Das Buch ist nicht nur eine Kritik, sondern auch eine Aufforderung, über Alternativen nachzudenken, selbst wenn diese im aktuellen Diskurs kaum Raum finden. Es regt dazu an, den Status quo zu hinterfragen und sich mit möglichen Wegen auseinanderzusetzen, wie man diesem allumfassenden System entkommen könnte.
Es gibt sie mit Sicherheit, diese Alternative, wir müssen sie nur finden und erproben.
"What is needed is the strategic withdrawal of forms of labor which will only be noticed by management: all of the machineries of self-surveillance that have no effect whatsoever on the delivery of education, but which managerialism could not exist without."

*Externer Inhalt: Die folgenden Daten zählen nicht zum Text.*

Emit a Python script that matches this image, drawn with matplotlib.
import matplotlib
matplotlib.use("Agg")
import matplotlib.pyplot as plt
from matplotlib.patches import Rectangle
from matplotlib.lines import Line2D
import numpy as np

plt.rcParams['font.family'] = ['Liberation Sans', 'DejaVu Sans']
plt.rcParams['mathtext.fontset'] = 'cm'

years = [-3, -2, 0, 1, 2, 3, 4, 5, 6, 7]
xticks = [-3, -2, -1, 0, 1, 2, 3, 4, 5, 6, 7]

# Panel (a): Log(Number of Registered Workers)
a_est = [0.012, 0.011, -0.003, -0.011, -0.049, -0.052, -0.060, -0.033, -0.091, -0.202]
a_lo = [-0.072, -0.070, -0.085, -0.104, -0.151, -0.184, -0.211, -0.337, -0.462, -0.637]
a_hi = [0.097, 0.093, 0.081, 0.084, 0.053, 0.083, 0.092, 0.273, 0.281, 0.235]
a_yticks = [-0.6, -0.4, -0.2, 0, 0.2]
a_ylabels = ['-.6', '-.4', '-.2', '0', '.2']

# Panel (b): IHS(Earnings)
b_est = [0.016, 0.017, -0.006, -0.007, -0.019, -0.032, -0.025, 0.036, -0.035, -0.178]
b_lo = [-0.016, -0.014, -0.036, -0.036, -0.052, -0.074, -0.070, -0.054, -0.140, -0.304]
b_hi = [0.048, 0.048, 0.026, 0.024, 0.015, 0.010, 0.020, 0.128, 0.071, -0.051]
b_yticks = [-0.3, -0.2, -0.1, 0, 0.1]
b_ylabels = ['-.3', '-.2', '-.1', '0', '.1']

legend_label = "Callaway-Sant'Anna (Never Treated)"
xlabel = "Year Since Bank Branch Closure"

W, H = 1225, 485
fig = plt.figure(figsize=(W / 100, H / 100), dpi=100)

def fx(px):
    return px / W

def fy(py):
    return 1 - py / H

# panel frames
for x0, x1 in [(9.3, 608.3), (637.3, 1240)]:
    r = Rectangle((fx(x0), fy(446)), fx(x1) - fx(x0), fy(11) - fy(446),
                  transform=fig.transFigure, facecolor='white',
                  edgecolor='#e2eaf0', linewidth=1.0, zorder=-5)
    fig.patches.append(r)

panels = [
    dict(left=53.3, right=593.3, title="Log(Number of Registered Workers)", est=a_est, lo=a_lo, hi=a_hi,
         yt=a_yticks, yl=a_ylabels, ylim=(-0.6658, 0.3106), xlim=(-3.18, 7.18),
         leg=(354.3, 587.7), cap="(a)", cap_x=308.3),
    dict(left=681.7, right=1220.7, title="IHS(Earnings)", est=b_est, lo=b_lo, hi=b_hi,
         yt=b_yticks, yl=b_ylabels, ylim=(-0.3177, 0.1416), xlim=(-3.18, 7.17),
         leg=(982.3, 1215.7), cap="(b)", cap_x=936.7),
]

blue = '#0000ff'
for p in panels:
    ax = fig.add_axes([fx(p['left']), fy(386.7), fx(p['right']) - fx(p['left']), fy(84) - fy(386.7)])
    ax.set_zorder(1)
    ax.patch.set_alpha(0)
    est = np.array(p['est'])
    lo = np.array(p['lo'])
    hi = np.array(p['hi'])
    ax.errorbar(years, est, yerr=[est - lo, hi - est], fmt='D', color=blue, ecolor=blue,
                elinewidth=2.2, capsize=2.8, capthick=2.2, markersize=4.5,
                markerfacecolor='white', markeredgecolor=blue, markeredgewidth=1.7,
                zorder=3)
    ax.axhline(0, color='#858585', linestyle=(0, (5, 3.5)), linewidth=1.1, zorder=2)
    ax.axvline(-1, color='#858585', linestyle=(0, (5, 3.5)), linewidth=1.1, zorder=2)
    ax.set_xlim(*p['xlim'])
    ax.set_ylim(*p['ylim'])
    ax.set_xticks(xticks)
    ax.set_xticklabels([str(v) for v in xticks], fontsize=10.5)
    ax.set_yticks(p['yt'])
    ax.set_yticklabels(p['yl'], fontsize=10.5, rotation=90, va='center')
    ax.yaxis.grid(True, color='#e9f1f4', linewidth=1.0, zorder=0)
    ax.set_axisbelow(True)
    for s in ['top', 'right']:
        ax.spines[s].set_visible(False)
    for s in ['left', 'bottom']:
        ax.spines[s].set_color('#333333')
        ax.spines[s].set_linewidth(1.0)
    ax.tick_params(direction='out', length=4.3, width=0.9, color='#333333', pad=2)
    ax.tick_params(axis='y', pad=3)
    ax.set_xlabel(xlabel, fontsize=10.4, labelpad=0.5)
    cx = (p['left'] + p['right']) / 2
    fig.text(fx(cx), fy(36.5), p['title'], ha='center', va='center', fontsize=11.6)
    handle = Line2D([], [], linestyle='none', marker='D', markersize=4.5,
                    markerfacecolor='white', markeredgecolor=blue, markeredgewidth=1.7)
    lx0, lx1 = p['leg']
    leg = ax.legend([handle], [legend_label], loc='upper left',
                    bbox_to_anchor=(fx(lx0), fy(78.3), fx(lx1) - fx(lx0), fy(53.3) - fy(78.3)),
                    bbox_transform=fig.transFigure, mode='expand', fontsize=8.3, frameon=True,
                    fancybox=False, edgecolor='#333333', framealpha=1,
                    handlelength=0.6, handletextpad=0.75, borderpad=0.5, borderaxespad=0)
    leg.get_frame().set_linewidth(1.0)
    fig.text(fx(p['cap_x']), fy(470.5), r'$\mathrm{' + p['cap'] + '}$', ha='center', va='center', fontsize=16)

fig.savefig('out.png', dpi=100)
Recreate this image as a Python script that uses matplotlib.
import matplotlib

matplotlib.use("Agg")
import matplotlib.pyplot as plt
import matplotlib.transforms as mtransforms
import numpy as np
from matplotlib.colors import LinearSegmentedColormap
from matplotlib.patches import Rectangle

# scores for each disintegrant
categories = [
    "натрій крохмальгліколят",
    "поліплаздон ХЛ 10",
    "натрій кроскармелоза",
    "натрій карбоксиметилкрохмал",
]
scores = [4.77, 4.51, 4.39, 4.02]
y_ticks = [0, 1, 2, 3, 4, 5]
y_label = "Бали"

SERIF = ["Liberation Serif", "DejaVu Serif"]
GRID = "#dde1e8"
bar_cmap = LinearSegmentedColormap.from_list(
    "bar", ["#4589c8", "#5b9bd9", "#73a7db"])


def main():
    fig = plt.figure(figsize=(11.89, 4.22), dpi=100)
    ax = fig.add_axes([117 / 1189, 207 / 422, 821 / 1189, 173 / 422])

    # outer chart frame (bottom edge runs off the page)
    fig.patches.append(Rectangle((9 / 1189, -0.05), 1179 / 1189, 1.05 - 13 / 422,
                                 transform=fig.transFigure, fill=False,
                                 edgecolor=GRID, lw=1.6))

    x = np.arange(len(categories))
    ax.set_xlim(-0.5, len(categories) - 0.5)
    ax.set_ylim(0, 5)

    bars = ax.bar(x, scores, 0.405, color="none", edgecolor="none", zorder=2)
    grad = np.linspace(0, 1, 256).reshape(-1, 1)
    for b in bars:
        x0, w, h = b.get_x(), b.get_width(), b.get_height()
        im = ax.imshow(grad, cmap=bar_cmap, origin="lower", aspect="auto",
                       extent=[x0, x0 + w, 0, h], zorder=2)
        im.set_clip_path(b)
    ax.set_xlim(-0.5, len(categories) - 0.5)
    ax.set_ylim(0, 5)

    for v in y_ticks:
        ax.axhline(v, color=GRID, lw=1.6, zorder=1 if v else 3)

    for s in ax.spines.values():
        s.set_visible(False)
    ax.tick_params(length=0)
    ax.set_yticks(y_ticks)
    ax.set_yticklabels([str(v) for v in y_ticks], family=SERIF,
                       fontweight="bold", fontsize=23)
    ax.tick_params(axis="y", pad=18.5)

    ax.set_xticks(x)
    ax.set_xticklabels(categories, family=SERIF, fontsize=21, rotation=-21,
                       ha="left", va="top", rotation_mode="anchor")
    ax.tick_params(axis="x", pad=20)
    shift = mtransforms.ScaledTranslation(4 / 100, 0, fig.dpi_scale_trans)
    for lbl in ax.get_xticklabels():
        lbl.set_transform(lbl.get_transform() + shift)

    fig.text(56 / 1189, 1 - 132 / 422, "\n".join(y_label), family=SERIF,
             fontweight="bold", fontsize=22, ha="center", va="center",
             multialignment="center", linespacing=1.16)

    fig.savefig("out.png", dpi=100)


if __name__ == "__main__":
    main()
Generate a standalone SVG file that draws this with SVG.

"For example, the left should argue that it can deliver what neoliberalism signally failed to do: a massive reduction of bureaucracy."
"One of the left’s vices is its endless rehearsal of historical debates, its tendency to keep going over Kronsdadt or the New Economic Policy rather than planning and organizing for a future that it really believes in."
"To tell people how to lose weight, or how to decorate their house, is acceptable; but to call for any kind of cultural improvement is to be oppressive and elitist."
"it is only individuals that can be held ethically responsible for actions, and yet the cause of these abuses and errors is corporate, systemic – is not only a dissimulation: it precisely indicates what is lacking in capitalism."
"The cause of eco-catastrophe is an impersonal structure which, even though it is capable of producing all manner of effects, is precisely not a subject capable of exercising responsibility."